▸ Record extracts:
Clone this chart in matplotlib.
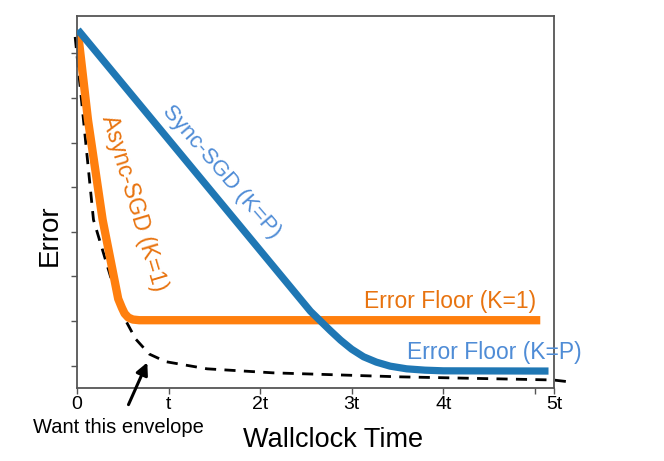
import matplotlib
matplotlib.use('Agg')
import matplotlib.pyplot as plt

plt.rcParams['font.family'] = ['Liberation Sans', 'DejaVu Sans']

# curves (x in units of t, y in tick spacings)
sync_x = [0.01, 2.55, 2.77, 2.88, 3.00, 3.13, 3.27, 3.42, 3.60, 3.80, 4.00, 5.15]
sync_y = [8.03, 1.72, 1.28, 1.07, 0.87, 0.70, 0.58, 0.49, 0.43, 0.40, 0.385, 0.38]

async_x = [0.01, 0.12, 0.28, 0.45, 0.49, 0.52, 0.56, 0.61, 0.68, 5.06]
async_y = [7.98, 6.01, 3.77, 2.00, 1.80, 1.67, 1.58, 1.535, 1.52, 1.52]

env_x = [-0.02, 0.18, 0.41, 0.53, 0.64, 0.79, 0.97, 1.42, 2.14, 3.53, 5.20, 5.41]
env_y = [7.87, 3.77, 2.20, 1.52, 1.10, 0.76, 0.59, 0.43, 0.34, 0.25, 0.18, 0.13]

xticks = [0, 1, 2, 3, 4, 5, 5.21]
xlabels = ['0', 't', '2t', '3t', '4t', '', '5t']
yticks = [0.5, 1.5, 2.5, 3.5, 4.5, 5.5, 6.5, 7.5]

blue = '#1f77b4'
orange = '#ff7f0e'
blue_txt = '#4f8cd6'
orange_txt = '#e8730f'

fig = plt.figure(figsize=(6.64, 4.61), dpi=100)
ax = fig.add_axes([77 / 664, 1 - 388 / 461, 477 / 664, 372 / 461])

ax.plot(sync_x, sync_y, color=blue, lw=5.2, solid_capstyle='butt',
        solid_joinstyle='round', zorder=3)
ax.plot(async_x, async_y, color=orange, lw=6, solid_capstyle='butt',
        solid_joinstyle='round', zorder=2)
ax.plot(env_x, env_y, color='black', lw=2, ls=(0, (4, 3)), clip_on=False, zorder=1)

ax.set_xlim(0, 5.21)
ax.set_ylim(0, 8.34)
ax.set_xticks(xticks)
ax.set_xticklabels(xlabels, fontsize=14)
ax.set_yticks(yticks)
ax.set_yticklabels([])
ax.tick_params(color='#555555', length=4, width=1, pad=2)
for s in ax.spines.values():
    s.set_color('#555555')
    s.set_linewidth(1.3)

ax.set_xlabel('Wallclock Time', fontsize=19.5)
ax.xaxis.set_label_coords(0.537, -0.105)
ax.set_ylabel('Error', fontsize=20)
ax.yaxis.set_label_coords(-0.03, 0.41)

ax.text(1.58, 4.85, 'Sync-SGD (K=P)', color=blue_txt, fontsize=16,
        rotation=-49, rotation_mode='anchor', ha='center', va='center')
ax.text(0.62, 4.15, 'Async-SGD (K=1)', color=orange_txt, fontsize=16.5,
        rotation=-73.4, rotation_mode='anchor', ha='center', va='center')
ax.text(4.08, 1.93, 'Error Floor (K=1)', color=orange_txt, fontsize=16.5,
        ha='center', va='center')
ax.text(4.56, 0.80, 'Error Floor (K=P)', color=blue_txt, fontsize=16.5,
        ha='center', va='center', clip_on=False)

ax.annotate('', xy=(0.78, 0.63), xytext=(0.55, -0.43),
            arrowprops=dict(arrowstyle='-|>', color='black', lw=2.2,
                            mutation_scale=18),
            annotation_clip=False)
ax.text(0.45, -0.89, 'Want this envelope', fontsize=14.5, ha='center',
        va='center', clip_on=False)

fig.savefig('out.png', dpi=100)
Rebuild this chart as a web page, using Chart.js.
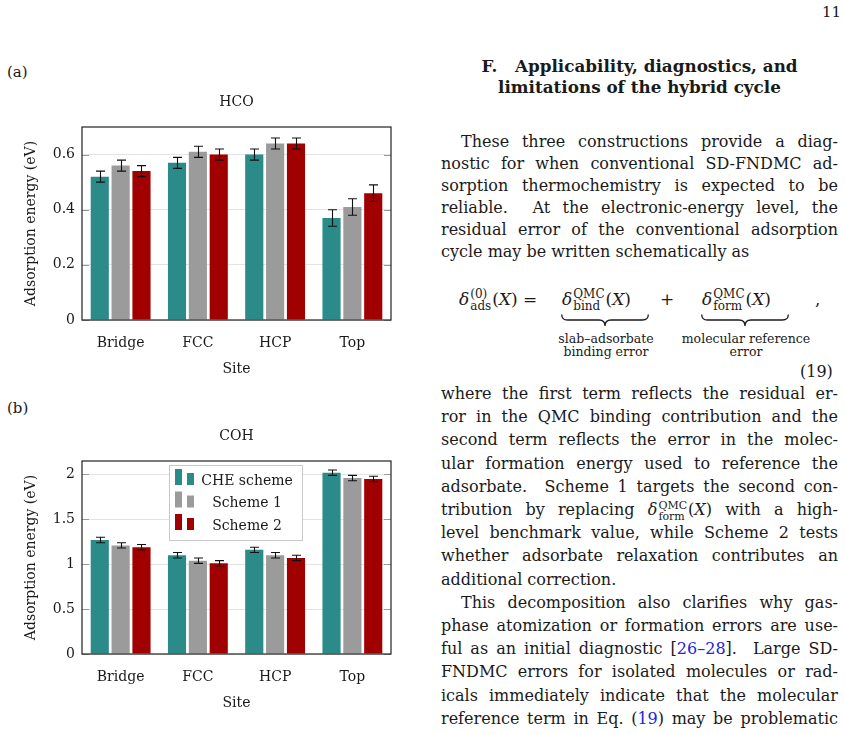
<!DOCTYPE html>
<html>
<head>
<meta charset="utf-8">
<script src="https://cdn.jsdelivr.net/npm/chart.js@4.4.1/dist/chart.umd.min.js"></script>
<style>
  body { margin: 0; background: #fff; }
  #page { position: relative; width: 845px; height: 734px; overflow: hidden;
          font-family: "DejaVu Serif", serif; color: #1a1a1a; }
  .abs { position: absolute; white-space: nowrap; }
  .ln { position: absolute; left: 441px; width: 397px; height: 22px; line-height: 22px;
        font-size: 16px; text-align: justify; text-align-last: justify; }
  .ln.last { text-align-last: left; }
  .ln.ind { text-indent: 20px; }
  .head { position: absolute; left: 441px; width: 397px; text-align: center; font-weight: bold;
          font-size: 16.8px; line-height: 22px; height: 22px; }
  .ss { display: inline-flex; flex-direction: column; font-size: 11px; line-height: 11px;
        vertical-align: 6px; margin: 0 1px; }
  .eq { position: absolute; font-size: 17px; line-height: 24px; white-space: nowrap; }
  .eq .ss { font-size: 12px; line-height: 12px; vertical-align: 7px; }
  .note { position: absolute; font-size: 12.5px; line-height: 12.5px; text-align: center;
          width: 150px; }
  .cite { color: #2323dc; }
  canvas { position: absolute; left: 0; }
</style>
</head>
<body>
<div id="page">
  <div class="abs" style="left:822px; top:3px; font-size:15px;">11</div>
  <div class="abs" style="left:7px; top:63px; font-size:15px;">(a)</div>
  <div class="abs" style="left:7px; top:399px; font-size:15px;">(b)</div>

  <canvas id="hcoChart" width="420" height="300" style="top:90px"></canvas>
  <canvas id="cohChart" width="420" height="300" style="top:424px"></canvas>

  <div class="head" style="top:55px">F.&nbsp;&nbsp;&nbsp;Applicability, diagnostics, and</div>
  <div class="head" style="top:76px">limitations of the hybrid cycle</div>

  <div class="ln ind" style="top:131px">These three constructions provide a diag-</div>
  <div class="ln" style="top:153px">nostic for when conventional SD-FNDMC ad-</div>
  <div class="ln" style="top:175px">sorption thermochemistry is expected to be</div>
  <div class="ln" style="top:197px">reliable.&nbsp; At the electronic-energy level, the</div>
  <div class="ln" style="top:219px">residual error of the conventional adsorption</div>
  <div class="ln last" style="top:241px">cycle may be written schematically as</div>

  <div class="eq" style="left:459px; top:287px"><i>δ</i><span class="ss"><span>(0)</span><span>ads</span></span>(<i>X</i>) =</div>
  <div class="eq" style="left:562px; top:287px"><i>δ</i><span class="ss"><span>QMC</span><span>bind</span></span>(<i>X</i>)</div>
  <div class="eq" style="left:660px; top:287px">+</div>
  <div class="eq" style="left:702px; top:287px"><i>δ</i><span class="ss"><span>QMC</span><span>form</span></span>(<i>X</i>)</div>
  <div class="eq" style="left:815px; top:287px">,</div>
  <svg class="abs" style="left:561px; top:314px" width="88" height="13">
    <path d="M0.7,0.5 Q0.7,6 6.5,6 L38,6 Q44,6 44,12 Q44,6 50,6 L81.5,6 Q87.3,6 87.3,0.5" fill="none" stroke="#1a1a1a" stroke-width="1.3"/>
  </svg>
  <svg class="abs" style="left:701px; top:314px" width="88" height="13">
    <path d="M0.7,0.5 Q0.7,6 6.5,6 L38,6 Q44,6 44,12 Q44,6 50,6 L81.5,6 Q87.3,6 87.3,0.5" fill="none" stroke="#1a1a1a" stroke-width="1.3"/>
  </svg>
  <div class="note" style="left:531px; top:333px">slab–adsorbate<br>binding error</div>
  <div class="note" style="left:671px; top:333px">molecular reference<br>error</div>
  <div class="abs" style="left:800px; top:361px; font-size:16px; line-height:22px;">(19)</div>

  <div class="ln" style="top:383px">where the first term reflects the residual er-</div>
  <div class="ln" style="top:406px">ror in the QMC binding contribution and the</div>
  <div class="ln" style="top:429px">second term reflects the error in the molec-</div>
  <div class="ln" style="top:453px">ular formation energy used to reference the</div>
  <div class="ln" style="top:476px">adsorbate.&nbsp; Scheme 1 targets the second con-</div>
  <div class="ln" style="top:499px">tribution by replacing <i>δ</i><span class="ss"><span>QMC</span><span>form</span></span>(<i>X</i>) with a high-</div>
  <div class="ln" style="top:522px">level benchmark value, while Scheme 2 tests</div>
  <div class="ln" style="top:545px">whether adsorbate relaxation contributes an</div>
  <div class="ln last" style="top:569px">additional correction.</div>
  <div class="ln ind" style="top:592px">This decomposition also clarifies why gas-</div>
  <div class="ln" style="top:615px">phase atomization or formation errors are use-</div>
  <div class="ln" style="top:638px">ful as an initial diagnostic [<span class="cite">26–28</span>].&nbsp; Large SD-</div>
  <div class="ln" style="top:661px">FNDMC errors for isolated molecules or rad-</div>
  <div class="ln" style="top:685px">icals immediately indicate that the molecular</div>
  <div class="ln" style="top:708px">reference term in Eq. (<span class="cite">19</span>) may be problematic</div>
</div>

<script>
// categories and series
const sites = ['Bridge', 'FCC', 'HCP', 'Top'];
const schemeNames = ['CHE scheme', 'Scheme 1', 'Scheme 2'];
const schemeColors = ['#2a8b89', '#9b9b9b', '#a00000'];

// (a) HCO adsorption energies (eV) and error bars
const hcoChe = [0.52, 0.57, 0.60, 0.37];
const hcoS1 = [0.56, 0.61, 0.64, 0.41];
const hcoS2 = [0.54, 0.60, 0.64, 0.46];
const hcoCheErr = [0.02, 0.02, 0.02, 0.03];
const hcoS1Err = [0.02, 0.02, 0.02, 0.03];
const hcoS2Err = [0.02, 0.02, 0.02, 0.03];
const hcoTicks = [0, 0.2, 0.4, 0.6];

// (b) COH adsorption energies (eV) and error bars
const cohChe = [1.27, 1.10, 1.16, 2.02];
const cohS1 = [1.21, 1.04, 1.10, 1.96];
const cohS2 = [1.19, 1.01, 1.07, 1.95];
const cohCheErr = [0.03, 0.03, 0.03, 0.03];
const cohS1Err = [0.03, 0.03, 0.03, 0.03];
const cohS2Err = [0.03, 0.03, 0.03, 0.03];
const cohTicks = [0, 0.5, 1, 1.5, 2];

const ink = '#1a1a1a';
const serif = {family: '"DejaVu Serif", serif', size: 14, weight: 'normal'};

// error bars drawn from the y scale
const errorBars = {
  id: 'errorBars',
  afterDatasetsDraw(chart) {
    const ctx = chart.ctx;
    const y = chart.scales.y;
    ctx.save();
    ctx.strokeStyle = '#111';
    ctx.lineWidth = 1.1;
    chart.data.datasets.forEach((ds, i) => {
      chart.getDatasetMeta(i).data.forEach((bar, j) => {
        const hi = y.getPixelForValue(ds.data[j] + ds.errors[j]);
        const lo = y.getPixelForValue(ds.data[j] - ds.errors[j]);
        const x = Math.round(bar.x) + 0.5;
        ctx.beginPath();
        ctx.moveTo(x, hi); ctx.lineTo(x, lo);
        ctx.moveTo(x - 4.5, hi); ctx.lineTo(x + 4.5, hi);
        ctx.moveTo(x - 4.5, lo); ctx.lineTo(x + 4.5, lo);
        ctx.stroke();
      });
    });
    ctx.restore();
  }
};

// axis box, inner tick marks and the panel title centred over the plot
const frame = {
  id: 'frame',
  afterDatasetsDraw(chart, args, opts) {
    const {ctx, chartArea: a} = chart;
    const y = chart.scales.y;
    ctx.save();
    ctx.strokeStyle = '#9a9a9a';
    ctx.lineWidth = 1;
    y.ticks.forEach(t => {
      const py = Math.round(y.getPixelForValue(t.value)) + 0.5;
      ctx.beginPath();
      ctx.moveTo(a.left, py); ctx.lineTo(a.left + 7, py);
      ctx.moveTo(a.right - 7, py); ctx.lineTo(a.right, py);
      ctx.stroke();
    });
    ctx.strokeStyle = '#222';
    ctx.lineWidth = 1.2;
    ctx.strokeRect(a.left, a.top, a.right - a.left, a.bottom - a.top);
    ctx.fillStyle = ink;
    ctx.font = '14px "DejaVu Serif"';
    ctx.textAlign = 'center';
    ctx.textBaseline = 'middle';
    ctx.fillText(opts.title, (a.left + a.right) / 2, a.top - 25);
    ctx.restore();
  }
};

// pgfplots style legend box
const boxLegend = {
  id: 'boxLegend',
  afterDraw(chart, args, opts) {
    if (!opts.show) return;
    const {ctx, chartArea: a} = chart;
    const x0 = a.left + 87, y0 = a.top + 4, w = 133, h = 75;
    ctx.save();
    ctx.fillStyle = '#fff';
    ctx.fillRect(x0, y0, w, h);
    ctx.strokeStyle = '#c8c8c8';
    ctx.lineWidth = 1;
    ctx.strokeRect(x0 + 0.5, y0 + 0.5, w, h);
    ctx.font = '14px "DejaVu Serif"';
    ctx.textAlign = 'center';
    ctx.textBaseline = 'middle';
    chart.data.datasets.forEach((ds, i) => {
      const cy = y0 + 15 + i * 22.5;
      ctx.fillStyle = ds.backgroundColor;
      ctx.fillRect(x0 + 6, cy - 11, 7, 16);
      ctx.fillRect(x0 + 18, cy - 7, 7, 12);
      ctx.fillStyle = ink;
      ctx.fillText(ds.label, x0 + 78, cy + 1);
    });
    ctx.restore();
  }
};

function makeChart(canvasId, title, series, errors, ticks, yMax, showLegend) {
  return new Chart(document.getElementById(canvasId), {
    type: 'bar',
    data: {
      labels: sites,
      datasets: series.map((vals, i) => ({
        label: schemeNames[i],
        data: vals,
        errors: errors[i],
        backgroundColor: schemeColors[i],
        categoryPercentage: 0.81,
        barPercentage: 0.87
      }))
    },
    options: {
      responsive: false,
      animation: false,
      layout: {padding: {left: 0, right: 29, top: 37, bottom: 0}},
      plugins: {
        legend: {display: false},
        tooltip: {enabled: false},
        title: {display: false},
        frame: {title: title},
        boxLegend: {show: showLegend}
      },
      scales: {
        x: {
          grid: {display: false, drawTicks: false},
          border: {display: false},
          ticks: {color: ink, font: serif, padding: 15},
          title: {display: true, text: 'Site', color: ink, font: serif, padding: {top: 0, bottom: 12}},
          afterFit(s) { s.height = 70; }
        },
        y: {
          min: 0,
          max: yMax,
          grid: {color: '#e3e3e3', drawTicks: false},
          border: {display: false},
          ticks: {color: ink, font: serif, padding: 7, callback: v => String(v)},
          afterBuildTicks(s) { s.ticks = ticks.map(v => ({value: v})); },
          title: {display: true, text: 'Adsorption energy (eV)', color: ink, font: serif, padding: {top: 23, bottom: 0}},
          afterFit(s) { s.width = 82; }
        }
      }
    },
    plugins: [errorBars, frame, boxLegend]
  });
}

makeChart('hcoChart', 'HCO', [hcoChe, hcoS1, hcoS2], [hcoCheErr, hcoS1Err, hcoS2Err], hcoTicks, 0.7, false);
makeChart('cohChart', 'COH', [cohChe, cohS1, cohS2], [cohCheErr, cohS1Err, cohS2Err], cohTicks, 2.15, true);
</script>
</body>
</html>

▸ Given instruction:
Everything from the first line of the listing above through the line that contains "s.set_linewidth(1.3)" is to be restated word for word, minus the pictures.

▸ Completed task:
Clone this chart in matplotlib.
import matplotlib
matplotlib.use('Agg')
import matplotlib.pyplot as plt

plt.rcParams['font.family'] = ['Liberation Sans', 'DejaVu Sans']

# curves (x in units of t, y in tick spacings)
sync_x = [0.01, 2.55, 2.77, 2.88, 3.00, 3.13, 3.27, 3.42, 3.60, 3.80, 4.00, 5.15]
sync_y = [8.03, 1.72, 1.28, 1.07, 0.87, 0.70, 0.58, 0.49, 0.43, 0.40, 0.385, 0.38]

async_x = [0.01, 0.12, 0.28, 0.45, 0.49, 0.52, 0.56, 0.61, 0.68, 5.06]
async_y = [7.98, 6.01, 3.77, 2.00, 1.80, 1.67, 1.58, 1.535, 1.52, 1.52]

env_x = [-0.02, 0.18, 0.41, 0.53, 0.64, 0.79, 0.97, 1.42, 2.14, 3.53, 5.20, 5.41]
env_y = [7.87, 3.77, 2.20, 1.52, 1.10, 0.76, 0.59, 0.43, 0.34, 0.25, 0.18, 0.13]

xticks = [0, 1, 2, 3, 4, 5, 5.21]
xlabels = ['0', 't', '2t', '3t', '4t', '', '5t']
yticks = [0.5, 1.5, 2.5, 3.5, 4.5, 5.5, 6.5, 7.5]

blue = '#1f77b4'
orange = '#ff7f0e'
blue_txt = '#4f8cd6'
orange_txt = '#e8730f'

fig = plt.figure(figsize=(6.64, 4.61), dpi=100)
ax = fig.add_axes([77 / 664, 1 - 388 / 461, 477 / 664, 372 / 461])

ax.plot(sync_x, sync_y, color=blue, lw=5.2, solid_capstyle='butt',
        solid_joinstyle='round', zorder=3)
ax.plot(async_x, async_y, color=orange, lw=6, solid_capstyle='butt',
        solid_joinstyle='round', zorder=2)
ax.plot(env_x, env_y, color='black', lw=2, ls=(0, (4, 3)), clip_on=False, zorder=1)

ax.set_xlim(0, 5.21)
ax.set_ylim(0, 8.34)
ax.set_xticks(xticks)
ax.set_xticklabels(xlabels, fontsize=14)
ax.set_yticks(yticks)
ax.set_yticklabels([])
ax.tick_params(color='#555555', length=4, width=1, pad=2)
for s in ax.spines.values():
    s.set_color('#555555')
    s.set_linewidth(1.3)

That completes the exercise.